# [Exercise]
Report the count of lines where the string "chart" appears, and nothing else.

# [The data]
■ ■ ■ ■ ■ ■ ■

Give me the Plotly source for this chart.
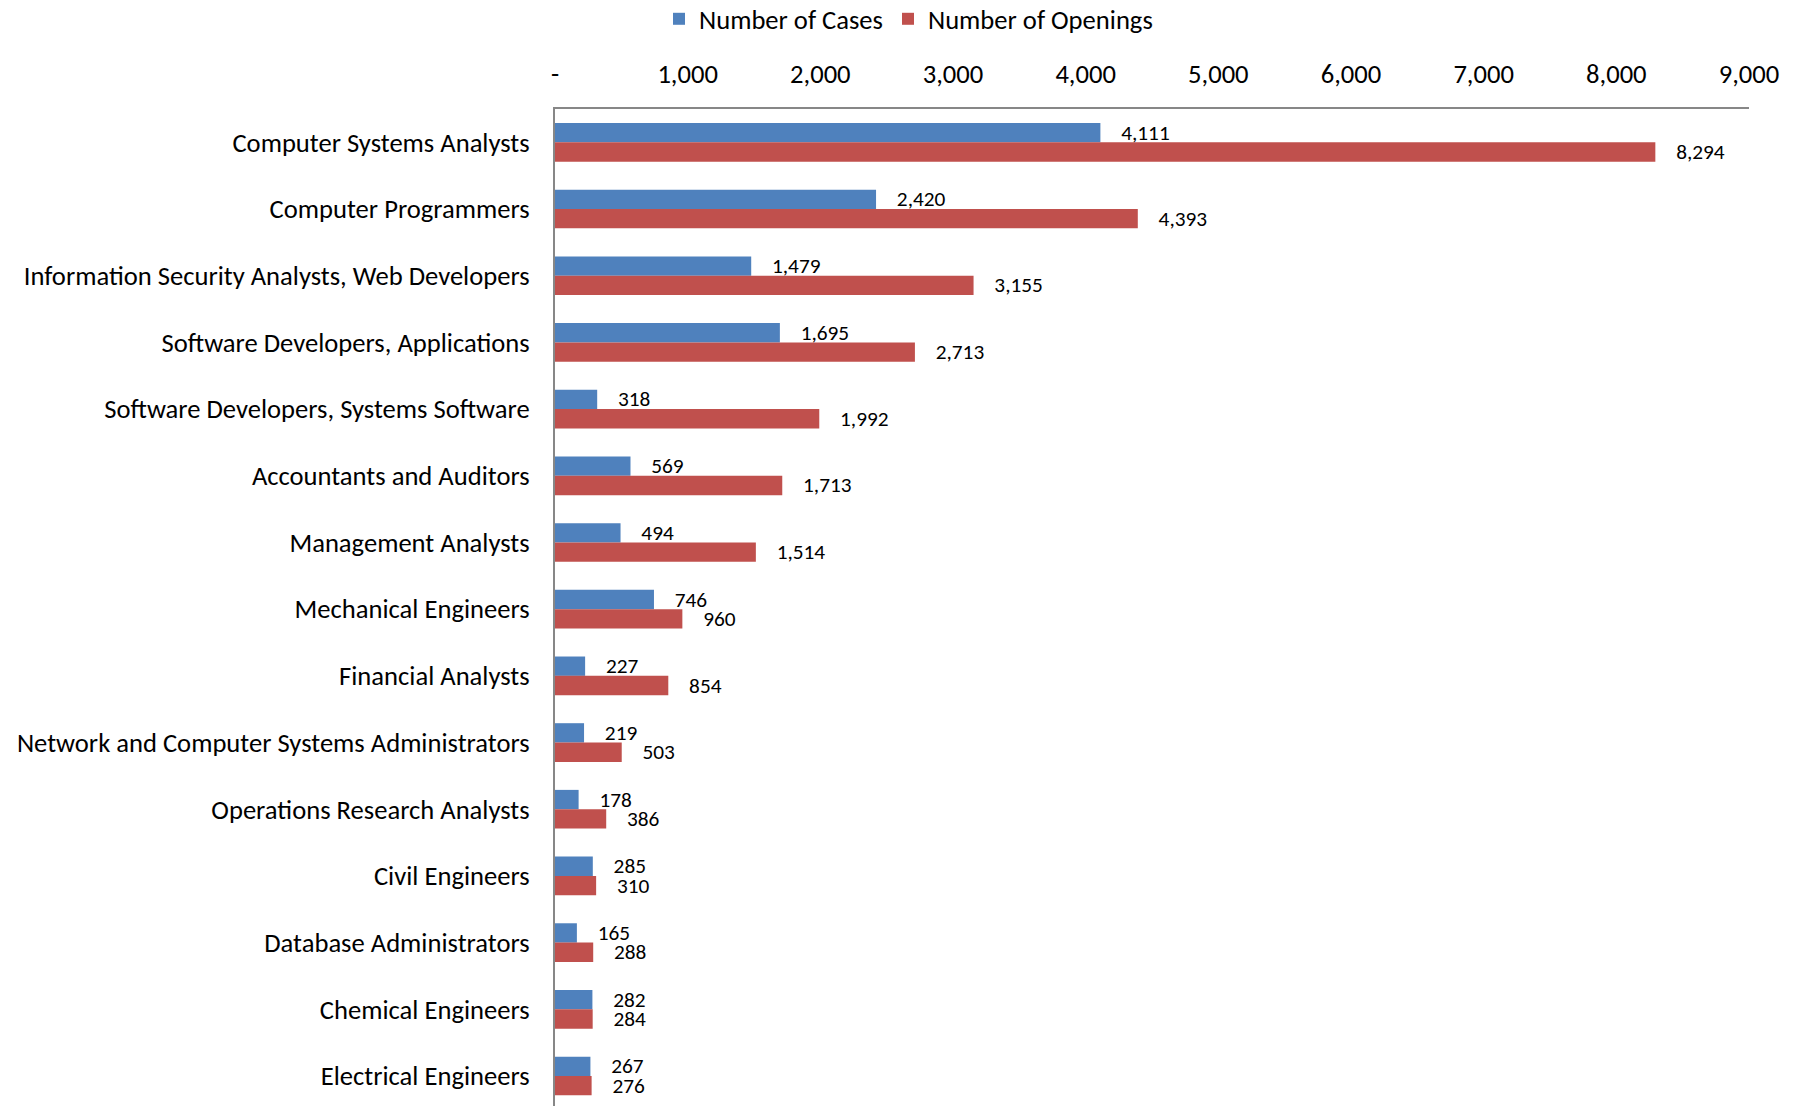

■ ■ ■ ■ ■ ■ ■

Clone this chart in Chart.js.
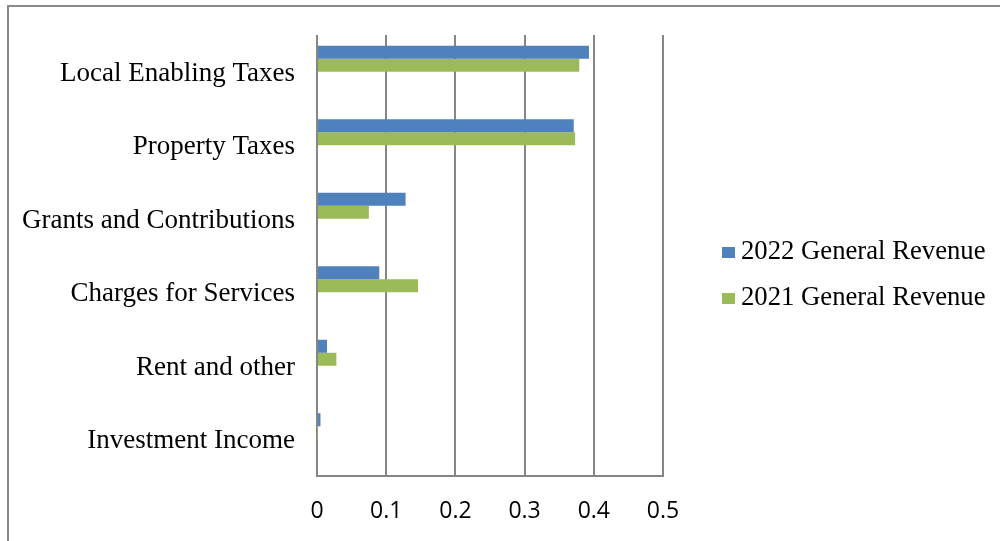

■ ■ ■ ■ ■ ■ ■

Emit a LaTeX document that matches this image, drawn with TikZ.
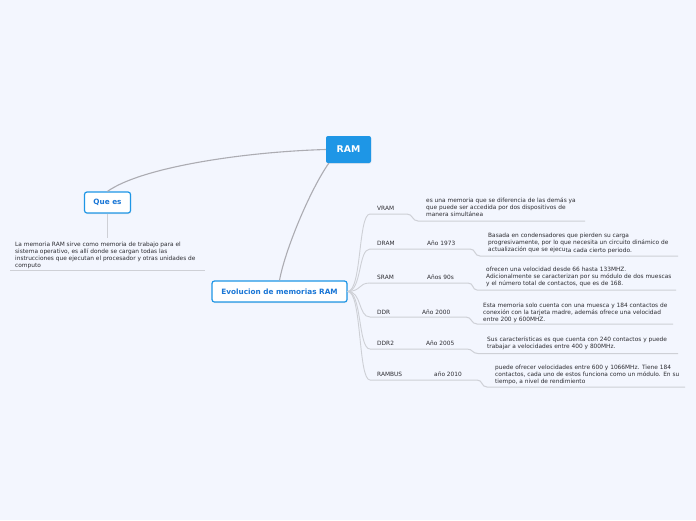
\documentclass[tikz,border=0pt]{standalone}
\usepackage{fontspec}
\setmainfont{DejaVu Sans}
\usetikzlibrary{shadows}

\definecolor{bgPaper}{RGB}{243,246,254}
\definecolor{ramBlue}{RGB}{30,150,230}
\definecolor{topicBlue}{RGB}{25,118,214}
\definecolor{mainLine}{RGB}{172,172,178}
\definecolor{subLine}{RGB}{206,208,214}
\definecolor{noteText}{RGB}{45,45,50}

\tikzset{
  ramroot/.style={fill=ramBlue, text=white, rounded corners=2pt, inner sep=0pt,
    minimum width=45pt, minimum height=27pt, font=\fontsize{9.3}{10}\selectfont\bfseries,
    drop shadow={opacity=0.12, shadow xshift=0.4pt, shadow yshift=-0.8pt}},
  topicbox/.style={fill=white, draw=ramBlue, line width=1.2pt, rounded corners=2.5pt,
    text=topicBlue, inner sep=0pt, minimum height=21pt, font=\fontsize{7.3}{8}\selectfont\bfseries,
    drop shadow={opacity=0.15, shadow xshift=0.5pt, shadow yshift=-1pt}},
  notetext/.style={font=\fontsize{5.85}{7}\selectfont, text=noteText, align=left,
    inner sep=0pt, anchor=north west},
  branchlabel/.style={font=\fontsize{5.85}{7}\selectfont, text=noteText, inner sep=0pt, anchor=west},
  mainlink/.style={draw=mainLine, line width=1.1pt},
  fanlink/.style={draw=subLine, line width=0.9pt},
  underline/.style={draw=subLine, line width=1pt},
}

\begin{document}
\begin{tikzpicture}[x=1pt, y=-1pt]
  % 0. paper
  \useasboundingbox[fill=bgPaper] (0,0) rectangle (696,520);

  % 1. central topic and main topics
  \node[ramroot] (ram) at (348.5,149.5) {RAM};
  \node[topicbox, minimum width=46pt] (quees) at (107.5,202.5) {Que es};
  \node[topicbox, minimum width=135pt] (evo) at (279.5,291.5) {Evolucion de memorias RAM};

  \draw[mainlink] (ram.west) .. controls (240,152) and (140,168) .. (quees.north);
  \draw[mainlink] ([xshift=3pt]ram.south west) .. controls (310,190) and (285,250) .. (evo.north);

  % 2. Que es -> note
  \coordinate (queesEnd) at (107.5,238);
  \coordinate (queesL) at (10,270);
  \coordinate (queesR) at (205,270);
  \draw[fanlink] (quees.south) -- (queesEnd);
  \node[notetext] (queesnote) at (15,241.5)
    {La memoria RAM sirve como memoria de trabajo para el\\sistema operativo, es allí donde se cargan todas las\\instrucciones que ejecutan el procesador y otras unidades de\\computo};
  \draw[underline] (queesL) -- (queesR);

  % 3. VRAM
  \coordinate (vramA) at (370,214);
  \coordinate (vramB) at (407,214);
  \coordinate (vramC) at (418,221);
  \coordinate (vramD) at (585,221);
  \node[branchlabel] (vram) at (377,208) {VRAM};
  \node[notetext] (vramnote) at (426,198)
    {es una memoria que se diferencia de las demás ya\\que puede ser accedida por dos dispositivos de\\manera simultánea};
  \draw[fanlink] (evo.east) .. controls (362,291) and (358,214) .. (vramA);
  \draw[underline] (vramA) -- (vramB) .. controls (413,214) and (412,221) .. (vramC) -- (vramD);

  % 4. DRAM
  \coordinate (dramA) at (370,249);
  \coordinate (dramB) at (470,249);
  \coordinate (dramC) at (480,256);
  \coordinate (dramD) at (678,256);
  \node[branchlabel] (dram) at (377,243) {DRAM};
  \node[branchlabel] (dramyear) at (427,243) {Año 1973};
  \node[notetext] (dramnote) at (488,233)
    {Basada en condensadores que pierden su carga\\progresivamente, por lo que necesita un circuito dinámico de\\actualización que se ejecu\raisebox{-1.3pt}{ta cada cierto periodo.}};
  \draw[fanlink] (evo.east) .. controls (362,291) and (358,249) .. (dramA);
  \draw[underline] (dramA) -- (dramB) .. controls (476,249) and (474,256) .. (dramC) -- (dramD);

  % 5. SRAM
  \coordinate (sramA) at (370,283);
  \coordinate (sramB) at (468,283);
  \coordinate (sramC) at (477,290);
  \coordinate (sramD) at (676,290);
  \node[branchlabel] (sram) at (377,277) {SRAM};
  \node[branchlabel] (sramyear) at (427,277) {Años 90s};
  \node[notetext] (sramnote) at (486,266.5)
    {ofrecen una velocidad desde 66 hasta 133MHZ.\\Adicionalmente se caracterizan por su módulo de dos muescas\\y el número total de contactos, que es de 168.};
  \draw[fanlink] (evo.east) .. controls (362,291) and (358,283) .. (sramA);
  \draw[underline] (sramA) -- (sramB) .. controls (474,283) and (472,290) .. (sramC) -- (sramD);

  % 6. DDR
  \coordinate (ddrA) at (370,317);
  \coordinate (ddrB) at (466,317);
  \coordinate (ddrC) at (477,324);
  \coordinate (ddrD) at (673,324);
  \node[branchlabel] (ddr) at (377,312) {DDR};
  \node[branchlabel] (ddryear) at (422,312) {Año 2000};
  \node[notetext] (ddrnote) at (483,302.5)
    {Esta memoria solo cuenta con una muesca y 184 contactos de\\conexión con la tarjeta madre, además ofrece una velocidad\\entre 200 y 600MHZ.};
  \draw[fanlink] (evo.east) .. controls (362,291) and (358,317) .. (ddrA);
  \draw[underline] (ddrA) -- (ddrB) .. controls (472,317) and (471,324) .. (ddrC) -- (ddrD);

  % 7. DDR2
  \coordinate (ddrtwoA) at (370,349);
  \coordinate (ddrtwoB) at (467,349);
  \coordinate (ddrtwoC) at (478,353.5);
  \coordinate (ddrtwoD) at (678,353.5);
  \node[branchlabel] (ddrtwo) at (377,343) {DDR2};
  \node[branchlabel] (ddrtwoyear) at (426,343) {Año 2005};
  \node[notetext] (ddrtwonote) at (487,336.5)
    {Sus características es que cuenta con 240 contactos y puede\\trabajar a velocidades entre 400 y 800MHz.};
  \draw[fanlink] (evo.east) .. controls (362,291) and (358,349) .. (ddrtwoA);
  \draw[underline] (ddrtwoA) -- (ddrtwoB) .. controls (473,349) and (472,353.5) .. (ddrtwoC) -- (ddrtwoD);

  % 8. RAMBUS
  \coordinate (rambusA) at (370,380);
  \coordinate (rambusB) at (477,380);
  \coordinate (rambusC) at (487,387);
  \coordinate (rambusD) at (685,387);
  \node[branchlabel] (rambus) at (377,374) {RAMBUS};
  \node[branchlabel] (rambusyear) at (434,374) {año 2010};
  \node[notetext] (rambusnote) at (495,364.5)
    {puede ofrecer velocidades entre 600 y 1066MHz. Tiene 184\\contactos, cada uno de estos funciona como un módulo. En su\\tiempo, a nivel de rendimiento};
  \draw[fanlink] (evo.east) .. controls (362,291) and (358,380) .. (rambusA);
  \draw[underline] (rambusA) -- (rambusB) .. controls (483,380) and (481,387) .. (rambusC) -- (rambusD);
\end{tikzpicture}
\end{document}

■ ■ ■ ■ ■ ■ ■

# [Task response]
2